● **Input material**:
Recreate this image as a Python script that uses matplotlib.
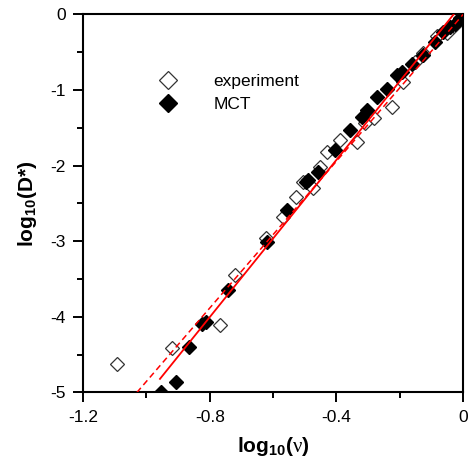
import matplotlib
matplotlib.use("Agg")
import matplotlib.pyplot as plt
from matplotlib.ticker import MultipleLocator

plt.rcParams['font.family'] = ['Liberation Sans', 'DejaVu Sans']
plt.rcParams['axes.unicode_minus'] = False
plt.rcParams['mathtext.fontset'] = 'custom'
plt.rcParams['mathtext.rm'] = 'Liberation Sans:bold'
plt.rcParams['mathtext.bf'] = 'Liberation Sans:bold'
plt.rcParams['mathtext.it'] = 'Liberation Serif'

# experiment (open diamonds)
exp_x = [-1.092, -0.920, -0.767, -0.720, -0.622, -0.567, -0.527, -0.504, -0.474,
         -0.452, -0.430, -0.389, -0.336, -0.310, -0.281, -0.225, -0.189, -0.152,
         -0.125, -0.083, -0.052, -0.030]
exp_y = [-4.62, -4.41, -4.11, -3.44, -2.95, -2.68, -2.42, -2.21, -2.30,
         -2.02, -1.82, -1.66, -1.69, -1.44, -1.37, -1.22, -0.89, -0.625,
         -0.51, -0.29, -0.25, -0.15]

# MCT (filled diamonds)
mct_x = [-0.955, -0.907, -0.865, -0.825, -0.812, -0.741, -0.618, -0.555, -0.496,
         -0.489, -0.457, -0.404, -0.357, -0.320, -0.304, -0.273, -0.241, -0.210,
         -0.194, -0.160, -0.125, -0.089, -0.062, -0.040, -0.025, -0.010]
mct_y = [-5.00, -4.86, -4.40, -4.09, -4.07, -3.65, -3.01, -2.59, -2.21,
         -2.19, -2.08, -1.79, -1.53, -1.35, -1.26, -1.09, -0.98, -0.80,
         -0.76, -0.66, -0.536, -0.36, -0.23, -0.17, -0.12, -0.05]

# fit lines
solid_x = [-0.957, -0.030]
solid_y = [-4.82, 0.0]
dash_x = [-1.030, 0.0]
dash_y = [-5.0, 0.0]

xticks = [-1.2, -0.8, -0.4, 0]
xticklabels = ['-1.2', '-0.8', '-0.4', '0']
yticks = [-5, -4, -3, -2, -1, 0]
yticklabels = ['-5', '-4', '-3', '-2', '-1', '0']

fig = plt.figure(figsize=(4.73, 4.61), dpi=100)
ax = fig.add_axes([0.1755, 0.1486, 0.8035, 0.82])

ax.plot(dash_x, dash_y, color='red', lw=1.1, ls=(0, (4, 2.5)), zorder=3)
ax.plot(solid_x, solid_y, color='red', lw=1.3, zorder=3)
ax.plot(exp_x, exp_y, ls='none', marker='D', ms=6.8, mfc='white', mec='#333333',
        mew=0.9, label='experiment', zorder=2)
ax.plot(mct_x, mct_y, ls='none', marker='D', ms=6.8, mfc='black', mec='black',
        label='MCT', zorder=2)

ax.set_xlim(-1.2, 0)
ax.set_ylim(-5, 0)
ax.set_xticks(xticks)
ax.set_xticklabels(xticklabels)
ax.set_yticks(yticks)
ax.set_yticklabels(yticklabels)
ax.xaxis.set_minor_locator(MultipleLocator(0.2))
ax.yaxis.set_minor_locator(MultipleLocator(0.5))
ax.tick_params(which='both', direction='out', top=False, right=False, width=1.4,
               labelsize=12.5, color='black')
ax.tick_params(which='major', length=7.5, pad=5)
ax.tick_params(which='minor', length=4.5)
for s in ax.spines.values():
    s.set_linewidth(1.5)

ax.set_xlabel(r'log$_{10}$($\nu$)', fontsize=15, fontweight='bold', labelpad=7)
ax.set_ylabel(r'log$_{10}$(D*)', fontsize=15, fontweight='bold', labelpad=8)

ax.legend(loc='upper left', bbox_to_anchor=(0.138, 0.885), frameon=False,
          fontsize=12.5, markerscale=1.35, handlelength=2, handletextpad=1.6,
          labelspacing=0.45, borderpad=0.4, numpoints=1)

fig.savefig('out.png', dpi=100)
...
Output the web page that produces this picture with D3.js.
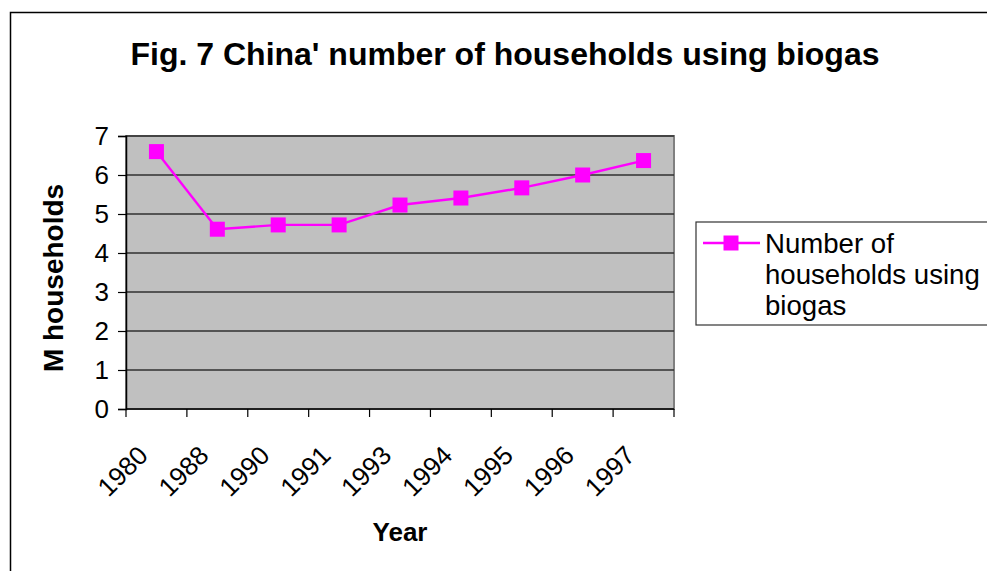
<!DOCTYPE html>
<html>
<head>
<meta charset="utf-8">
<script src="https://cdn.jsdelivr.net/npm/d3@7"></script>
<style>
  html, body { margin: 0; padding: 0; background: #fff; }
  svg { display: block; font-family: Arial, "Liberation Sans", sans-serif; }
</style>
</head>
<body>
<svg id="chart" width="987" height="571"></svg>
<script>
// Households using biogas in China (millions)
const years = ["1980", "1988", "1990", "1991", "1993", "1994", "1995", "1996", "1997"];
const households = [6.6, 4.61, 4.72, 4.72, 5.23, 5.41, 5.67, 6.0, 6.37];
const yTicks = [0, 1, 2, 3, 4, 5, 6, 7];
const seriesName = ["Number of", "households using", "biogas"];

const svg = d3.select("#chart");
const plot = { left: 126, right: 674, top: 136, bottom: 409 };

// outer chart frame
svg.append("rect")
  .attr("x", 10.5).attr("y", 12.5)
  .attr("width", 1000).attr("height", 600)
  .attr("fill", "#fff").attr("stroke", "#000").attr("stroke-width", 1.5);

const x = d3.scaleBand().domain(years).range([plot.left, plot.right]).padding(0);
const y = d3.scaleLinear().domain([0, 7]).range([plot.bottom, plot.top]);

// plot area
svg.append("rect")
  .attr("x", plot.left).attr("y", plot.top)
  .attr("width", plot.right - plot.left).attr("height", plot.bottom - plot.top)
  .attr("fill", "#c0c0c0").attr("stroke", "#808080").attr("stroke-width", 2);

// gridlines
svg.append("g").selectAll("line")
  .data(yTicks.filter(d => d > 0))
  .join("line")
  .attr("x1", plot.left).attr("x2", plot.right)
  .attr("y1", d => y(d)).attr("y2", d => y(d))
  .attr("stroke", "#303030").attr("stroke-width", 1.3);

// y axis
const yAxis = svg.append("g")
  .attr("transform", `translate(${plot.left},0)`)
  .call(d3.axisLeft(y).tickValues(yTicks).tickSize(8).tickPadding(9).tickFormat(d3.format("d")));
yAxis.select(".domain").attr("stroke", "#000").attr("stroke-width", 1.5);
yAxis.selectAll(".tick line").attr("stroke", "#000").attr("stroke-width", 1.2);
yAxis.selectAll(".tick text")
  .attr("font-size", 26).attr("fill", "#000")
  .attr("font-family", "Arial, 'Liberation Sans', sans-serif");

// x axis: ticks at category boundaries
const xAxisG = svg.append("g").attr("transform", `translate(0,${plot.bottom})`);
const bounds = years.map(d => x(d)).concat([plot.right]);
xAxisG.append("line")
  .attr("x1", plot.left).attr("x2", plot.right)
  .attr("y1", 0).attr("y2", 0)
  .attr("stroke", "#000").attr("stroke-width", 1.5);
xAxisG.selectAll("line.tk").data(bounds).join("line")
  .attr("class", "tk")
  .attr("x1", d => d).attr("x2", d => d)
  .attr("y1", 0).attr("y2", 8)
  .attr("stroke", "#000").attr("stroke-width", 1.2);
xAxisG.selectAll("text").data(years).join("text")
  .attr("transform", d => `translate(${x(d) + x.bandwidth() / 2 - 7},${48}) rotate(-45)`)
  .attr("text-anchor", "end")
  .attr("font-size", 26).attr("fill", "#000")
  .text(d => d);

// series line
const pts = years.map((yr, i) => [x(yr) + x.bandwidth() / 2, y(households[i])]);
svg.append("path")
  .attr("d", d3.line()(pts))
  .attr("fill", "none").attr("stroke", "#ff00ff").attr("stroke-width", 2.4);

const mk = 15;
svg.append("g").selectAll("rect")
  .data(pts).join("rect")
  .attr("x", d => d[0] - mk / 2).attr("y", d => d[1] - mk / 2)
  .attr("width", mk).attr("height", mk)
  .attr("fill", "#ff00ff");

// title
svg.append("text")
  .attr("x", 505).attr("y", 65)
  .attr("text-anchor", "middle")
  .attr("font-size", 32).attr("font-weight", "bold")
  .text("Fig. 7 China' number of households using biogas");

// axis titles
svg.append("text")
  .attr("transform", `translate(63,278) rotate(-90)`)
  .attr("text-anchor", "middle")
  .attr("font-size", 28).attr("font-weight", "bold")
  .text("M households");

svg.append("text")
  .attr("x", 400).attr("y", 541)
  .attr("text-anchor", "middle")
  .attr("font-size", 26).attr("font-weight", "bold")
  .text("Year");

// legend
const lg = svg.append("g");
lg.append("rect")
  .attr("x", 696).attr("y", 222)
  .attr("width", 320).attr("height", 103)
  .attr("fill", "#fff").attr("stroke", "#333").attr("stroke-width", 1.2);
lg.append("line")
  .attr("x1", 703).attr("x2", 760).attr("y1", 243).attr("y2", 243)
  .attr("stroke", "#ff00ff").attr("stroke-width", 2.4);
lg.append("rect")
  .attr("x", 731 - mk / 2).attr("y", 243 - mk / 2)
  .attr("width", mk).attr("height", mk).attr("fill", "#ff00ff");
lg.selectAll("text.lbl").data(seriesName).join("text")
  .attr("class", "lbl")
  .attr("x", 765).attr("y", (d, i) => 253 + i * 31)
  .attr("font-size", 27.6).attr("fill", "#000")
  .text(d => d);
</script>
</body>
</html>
* * *
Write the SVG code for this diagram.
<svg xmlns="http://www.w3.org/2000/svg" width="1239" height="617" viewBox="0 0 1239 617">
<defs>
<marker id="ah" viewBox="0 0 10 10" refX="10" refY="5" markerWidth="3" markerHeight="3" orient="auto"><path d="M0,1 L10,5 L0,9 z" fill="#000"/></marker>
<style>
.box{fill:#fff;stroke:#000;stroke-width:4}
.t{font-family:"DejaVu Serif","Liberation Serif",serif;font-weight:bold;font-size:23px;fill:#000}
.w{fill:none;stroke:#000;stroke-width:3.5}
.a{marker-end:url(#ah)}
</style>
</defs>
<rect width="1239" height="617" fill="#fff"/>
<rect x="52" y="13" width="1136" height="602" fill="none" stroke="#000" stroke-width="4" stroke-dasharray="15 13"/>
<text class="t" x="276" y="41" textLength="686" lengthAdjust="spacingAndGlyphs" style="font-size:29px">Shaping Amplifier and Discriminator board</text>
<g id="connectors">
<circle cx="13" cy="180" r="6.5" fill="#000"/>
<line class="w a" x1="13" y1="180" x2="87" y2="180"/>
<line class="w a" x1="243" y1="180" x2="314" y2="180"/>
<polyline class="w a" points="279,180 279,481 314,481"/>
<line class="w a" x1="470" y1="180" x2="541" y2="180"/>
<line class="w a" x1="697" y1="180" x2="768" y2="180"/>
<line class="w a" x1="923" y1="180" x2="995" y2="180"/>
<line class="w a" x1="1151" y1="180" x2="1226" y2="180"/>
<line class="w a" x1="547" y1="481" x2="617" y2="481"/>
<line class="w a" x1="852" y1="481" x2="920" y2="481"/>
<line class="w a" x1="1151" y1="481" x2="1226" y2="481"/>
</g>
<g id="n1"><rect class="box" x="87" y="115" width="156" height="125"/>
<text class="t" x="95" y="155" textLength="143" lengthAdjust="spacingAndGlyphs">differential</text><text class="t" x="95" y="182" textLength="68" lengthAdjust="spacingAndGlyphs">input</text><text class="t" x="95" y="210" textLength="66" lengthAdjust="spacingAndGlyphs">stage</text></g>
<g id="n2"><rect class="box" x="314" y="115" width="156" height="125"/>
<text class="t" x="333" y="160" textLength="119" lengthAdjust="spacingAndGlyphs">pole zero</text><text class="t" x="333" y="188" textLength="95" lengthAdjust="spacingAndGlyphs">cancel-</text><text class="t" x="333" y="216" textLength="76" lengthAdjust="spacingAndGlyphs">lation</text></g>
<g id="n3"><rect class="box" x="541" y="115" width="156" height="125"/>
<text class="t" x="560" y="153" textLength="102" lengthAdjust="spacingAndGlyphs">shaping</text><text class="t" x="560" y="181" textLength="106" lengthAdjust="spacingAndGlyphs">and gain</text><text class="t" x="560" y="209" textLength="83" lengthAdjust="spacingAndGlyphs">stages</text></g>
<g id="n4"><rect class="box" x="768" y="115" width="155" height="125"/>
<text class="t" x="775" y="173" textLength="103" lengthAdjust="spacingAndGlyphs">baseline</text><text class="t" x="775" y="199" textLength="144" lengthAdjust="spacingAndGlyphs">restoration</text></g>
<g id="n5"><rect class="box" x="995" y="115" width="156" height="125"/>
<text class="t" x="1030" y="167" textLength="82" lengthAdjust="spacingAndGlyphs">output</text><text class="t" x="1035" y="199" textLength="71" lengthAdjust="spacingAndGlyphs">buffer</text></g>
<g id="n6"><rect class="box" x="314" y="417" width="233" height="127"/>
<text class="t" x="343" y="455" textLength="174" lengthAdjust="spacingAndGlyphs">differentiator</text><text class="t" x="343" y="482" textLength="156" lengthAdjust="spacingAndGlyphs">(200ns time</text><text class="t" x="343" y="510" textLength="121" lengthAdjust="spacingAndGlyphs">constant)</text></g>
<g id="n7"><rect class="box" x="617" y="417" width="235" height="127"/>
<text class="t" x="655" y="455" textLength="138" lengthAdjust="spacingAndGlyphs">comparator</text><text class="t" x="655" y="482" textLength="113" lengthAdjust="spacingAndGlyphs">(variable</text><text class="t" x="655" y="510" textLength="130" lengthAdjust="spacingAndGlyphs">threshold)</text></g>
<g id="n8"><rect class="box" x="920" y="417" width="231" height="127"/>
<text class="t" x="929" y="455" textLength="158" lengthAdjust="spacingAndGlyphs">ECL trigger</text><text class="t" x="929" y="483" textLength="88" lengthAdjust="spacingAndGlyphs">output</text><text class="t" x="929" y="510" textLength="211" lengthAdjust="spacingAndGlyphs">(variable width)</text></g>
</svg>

● **Exercise directions**:
Your task is to reproduce only the lines from the one with "Recreate this image" through the one with "from matplotlib.ticker import MultipleLocator", keeping both ends. Skip every picture.

● **Task output**:
Recreate this image as a Python script that uses matplotlib.
import matplotlib
matplotlib.use("Agg")
import matplotlib.pyplot as plt
from matplotlib.ticker import MultipleLocator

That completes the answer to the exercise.